Pull out every line containing the string "LaTeX".

Dataset content =>
· · ·

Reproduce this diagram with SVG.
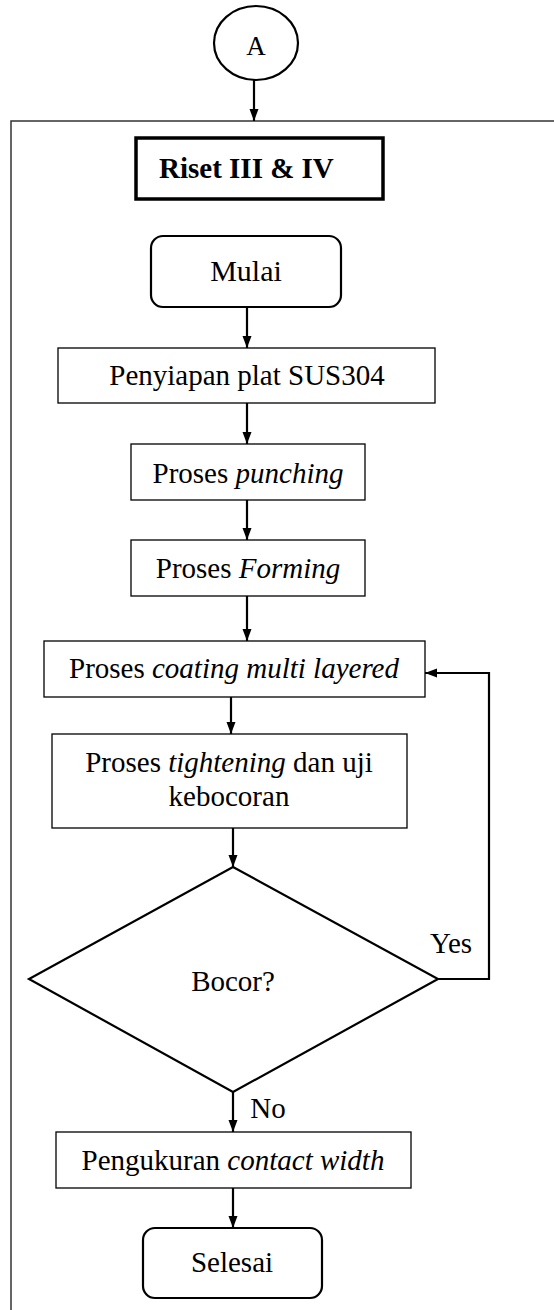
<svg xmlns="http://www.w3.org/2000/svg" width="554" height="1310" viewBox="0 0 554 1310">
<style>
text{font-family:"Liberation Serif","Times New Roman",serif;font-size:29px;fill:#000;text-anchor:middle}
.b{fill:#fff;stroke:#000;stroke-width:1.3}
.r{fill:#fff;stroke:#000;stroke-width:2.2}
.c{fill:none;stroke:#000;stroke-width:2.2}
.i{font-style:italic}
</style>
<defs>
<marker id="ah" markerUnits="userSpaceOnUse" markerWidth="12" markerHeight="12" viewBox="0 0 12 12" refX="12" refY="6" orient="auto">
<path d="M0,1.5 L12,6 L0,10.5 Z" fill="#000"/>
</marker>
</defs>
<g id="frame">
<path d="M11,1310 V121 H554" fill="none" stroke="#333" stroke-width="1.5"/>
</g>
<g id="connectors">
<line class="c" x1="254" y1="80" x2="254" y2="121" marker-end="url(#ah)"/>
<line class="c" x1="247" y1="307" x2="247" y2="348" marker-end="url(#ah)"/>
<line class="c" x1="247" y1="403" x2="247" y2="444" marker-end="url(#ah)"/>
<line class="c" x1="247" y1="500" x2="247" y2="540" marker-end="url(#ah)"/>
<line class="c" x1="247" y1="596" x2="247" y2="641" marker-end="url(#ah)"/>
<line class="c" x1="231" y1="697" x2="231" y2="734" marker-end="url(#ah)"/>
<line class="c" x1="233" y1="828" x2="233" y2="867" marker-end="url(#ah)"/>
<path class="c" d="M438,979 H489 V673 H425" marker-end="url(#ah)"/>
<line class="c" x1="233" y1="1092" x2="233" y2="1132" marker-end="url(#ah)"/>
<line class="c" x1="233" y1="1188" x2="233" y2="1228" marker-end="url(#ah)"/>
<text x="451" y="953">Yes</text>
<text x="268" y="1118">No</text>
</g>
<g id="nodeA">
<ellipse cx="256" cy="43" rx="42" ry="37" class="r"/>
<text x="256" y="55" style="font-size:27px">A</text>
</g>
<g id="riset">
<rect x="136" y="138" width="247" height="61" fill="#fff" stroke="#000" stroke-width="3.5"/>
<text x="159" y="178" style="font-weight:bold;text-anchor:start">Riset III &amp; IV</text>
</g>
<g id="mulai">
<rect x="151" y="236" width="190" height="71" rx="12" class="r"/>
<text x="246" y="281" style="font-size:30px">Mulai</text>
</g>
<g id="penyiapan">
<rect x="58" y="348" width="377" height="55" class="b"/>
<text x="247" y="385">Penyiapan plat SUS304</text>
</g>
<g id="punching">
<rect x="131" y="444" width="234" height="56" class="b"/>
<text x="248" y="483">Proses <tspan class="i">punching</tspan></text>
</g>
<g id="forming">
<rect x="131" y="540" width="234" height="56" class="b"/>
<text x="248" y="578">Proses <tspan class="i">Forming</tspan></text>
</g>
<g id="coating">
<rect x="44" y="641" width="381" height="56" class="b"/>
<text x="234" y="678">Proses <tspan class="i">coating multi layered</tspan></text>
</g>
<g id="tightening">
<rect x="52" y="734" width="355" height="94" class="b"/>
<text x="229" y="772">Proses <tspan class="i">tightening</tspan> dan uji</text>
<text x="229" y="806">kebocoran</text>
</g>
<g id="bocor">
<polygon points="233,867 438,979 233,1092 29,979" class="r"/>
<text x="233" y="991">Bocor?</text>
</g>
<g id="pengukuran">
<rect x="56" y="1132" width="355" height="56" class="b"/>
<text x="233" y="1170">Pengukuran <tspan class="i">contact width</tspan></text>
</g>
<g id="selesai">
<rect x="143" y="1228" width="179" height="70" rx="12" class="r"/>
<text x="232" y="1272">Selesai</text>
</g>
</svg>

· · ·

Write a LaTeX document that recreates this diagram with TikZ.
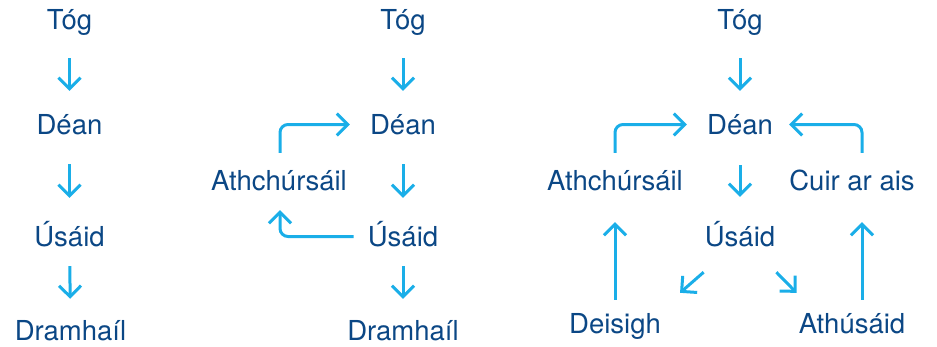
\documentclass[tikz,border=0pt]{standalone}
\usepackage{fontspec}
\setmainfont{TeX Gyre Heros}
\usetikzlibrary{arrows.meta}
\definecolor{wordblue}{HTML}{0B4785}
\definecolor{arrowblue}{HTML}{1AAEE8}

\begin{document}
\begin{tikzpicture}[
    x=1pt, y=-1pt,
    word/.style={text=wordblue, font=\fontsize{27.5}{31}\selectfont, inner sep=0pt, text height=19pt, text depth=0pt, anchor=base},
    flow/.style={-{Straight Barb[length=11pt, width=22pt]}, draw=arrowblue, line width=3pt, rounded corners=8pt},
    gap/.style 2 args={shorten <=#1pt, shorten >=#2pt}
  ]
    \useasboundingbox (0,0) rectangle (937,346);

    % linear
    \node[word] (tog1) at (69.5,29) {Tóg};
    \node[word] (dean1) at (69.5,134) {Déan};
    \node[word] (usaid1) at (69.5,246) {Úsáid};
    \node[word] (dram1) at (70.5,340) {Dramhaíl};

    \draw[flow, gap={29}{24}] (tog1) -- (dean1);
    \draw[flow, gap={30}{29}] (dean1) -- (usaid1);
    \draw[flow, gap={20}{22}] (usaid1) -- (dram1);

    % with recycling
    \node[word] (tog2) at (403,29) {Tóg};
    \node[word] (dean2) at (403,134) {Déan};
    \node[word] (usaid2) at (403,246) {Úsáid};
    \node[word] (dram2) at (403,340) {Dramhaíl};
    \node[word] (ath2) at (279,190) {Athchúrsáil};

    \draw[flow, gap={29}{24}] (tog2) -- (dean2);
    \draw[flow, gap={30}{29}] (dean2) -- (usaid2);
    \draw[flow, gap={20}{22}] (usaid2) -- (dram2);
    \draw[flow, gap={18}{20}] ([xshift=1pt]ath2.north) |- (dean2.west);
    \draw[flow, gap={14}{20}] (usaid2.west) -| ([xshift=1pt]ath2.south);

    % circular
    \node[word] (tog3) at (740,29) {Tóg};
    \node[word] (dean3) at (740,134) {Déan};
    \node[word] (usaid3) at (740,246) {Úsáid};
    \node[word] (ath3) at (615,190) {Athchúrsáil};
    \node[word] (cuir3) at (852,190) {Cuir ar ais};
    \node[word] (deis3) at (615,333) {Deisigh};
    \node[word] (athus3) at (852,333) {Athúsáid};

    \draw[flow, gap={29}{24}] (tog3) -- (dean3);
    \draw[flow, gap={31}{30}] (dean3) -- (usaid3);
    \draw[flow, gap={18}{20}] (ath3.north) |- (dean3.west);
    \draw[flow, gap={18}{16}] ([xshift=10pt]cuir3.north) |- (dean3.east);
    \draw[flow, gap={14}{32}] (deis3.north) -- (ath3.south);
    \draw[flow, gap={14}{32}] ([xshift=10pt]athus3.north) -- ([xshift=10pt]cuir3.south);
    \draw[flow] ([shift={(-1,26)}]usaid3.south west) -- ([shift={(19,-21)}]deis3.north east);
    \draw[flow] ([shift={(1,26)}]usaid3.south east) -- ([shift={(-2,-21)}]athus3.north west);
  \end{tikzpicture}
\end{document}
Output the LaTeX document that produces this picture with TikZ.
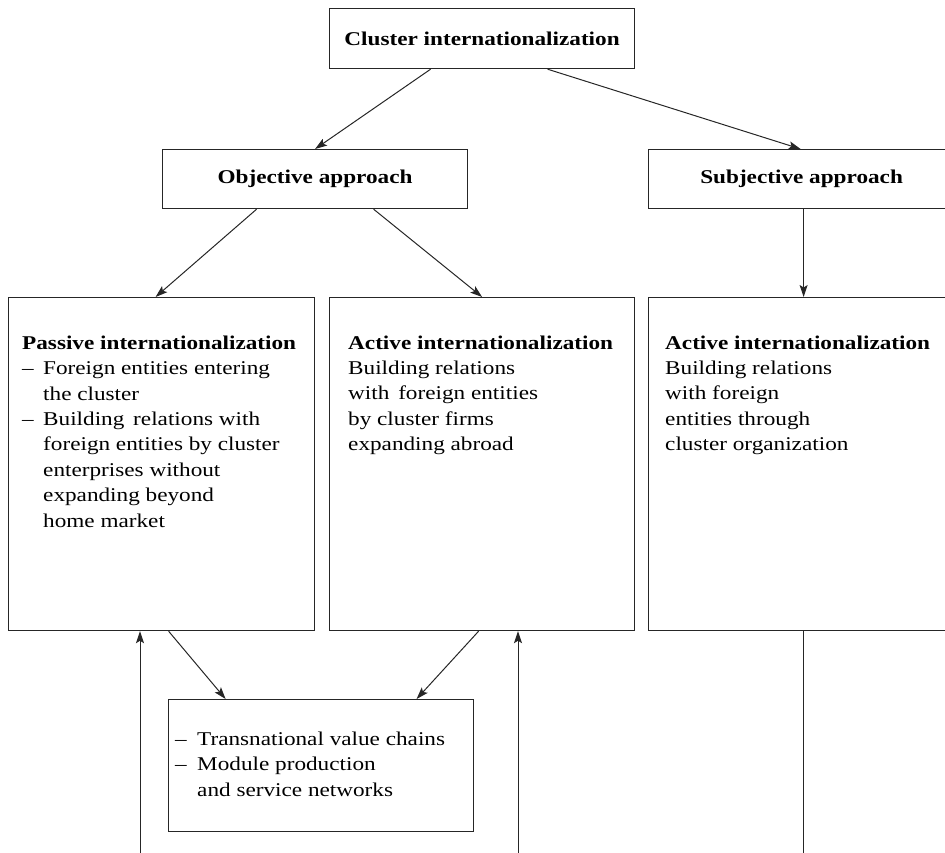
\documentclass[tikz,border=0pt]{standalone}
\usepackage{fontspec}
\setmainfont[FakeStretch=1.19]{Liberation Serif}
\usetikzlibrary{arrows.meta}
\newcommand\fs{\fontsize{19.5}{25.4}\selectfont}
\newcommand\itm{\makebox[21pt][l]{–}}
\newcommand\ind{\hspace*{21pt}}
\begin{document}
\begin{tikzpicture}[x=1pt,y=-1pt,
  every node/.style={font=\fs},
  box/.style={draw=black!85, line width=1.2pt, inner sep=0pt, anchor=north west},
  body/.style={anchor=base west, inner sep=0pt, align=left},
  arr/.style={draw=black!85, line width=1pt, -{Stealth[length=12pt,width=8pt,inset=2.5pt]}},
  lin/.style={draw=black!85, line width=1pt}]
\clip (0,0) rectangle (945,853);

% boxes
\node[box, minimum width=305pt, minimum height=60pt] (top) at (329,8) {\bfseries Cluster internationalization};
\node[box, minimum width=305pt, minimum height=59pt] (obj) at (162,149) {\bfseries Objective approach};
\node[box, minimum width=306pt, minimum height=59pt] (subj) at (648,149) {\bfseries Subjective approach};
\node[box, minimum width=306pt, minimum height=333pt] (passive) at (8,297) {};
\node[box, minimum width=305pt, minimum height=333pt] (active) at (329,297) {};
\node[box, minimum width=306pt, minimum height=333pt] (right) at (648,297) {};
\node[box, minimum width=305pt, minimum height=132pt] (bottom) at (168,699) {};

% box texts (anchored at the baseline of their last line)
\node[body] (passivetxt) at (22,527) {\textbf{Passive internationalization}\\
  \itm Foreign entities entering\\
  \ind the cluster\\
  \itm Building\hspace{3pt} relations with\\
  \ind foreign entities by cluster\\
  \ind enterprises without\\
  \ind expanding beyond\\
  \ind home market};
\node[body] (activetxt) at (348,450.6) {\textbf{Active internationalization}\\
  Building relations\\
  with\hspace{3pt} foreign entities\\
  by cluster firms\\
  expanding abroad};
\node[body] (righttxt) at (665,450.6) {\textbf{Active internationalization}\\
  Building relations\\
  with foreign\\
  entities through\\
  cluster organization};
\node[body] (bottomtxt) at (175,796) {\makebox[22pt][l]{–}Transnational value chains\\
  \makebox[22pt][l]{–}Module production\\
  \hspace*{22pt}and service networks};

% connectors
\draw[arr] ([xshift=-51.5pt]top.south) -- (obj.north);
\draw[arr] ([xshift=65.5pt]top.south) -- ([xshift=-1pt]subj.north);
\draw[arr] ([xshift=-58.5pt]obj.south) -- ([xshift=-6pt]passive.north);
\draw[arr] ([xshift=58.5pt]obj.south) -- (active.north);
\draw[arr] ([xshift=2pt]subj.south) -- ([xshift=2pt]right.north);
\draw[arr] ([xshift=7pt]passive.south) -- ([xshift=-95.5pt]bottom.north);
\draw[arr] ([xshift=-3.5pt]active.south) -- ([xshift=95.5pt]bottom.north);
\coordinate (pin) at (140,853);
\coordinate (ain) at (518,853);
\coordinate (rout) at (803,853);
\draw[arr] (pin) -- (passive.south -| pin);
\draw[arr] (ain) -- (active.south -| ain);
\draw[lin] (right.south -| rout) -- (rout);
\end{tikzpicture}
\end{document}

· · ·

In response =>
Write a LaTeX document that recreates this diagram with TikZ.
Output the LaTeX document that produces this picture with TikZ.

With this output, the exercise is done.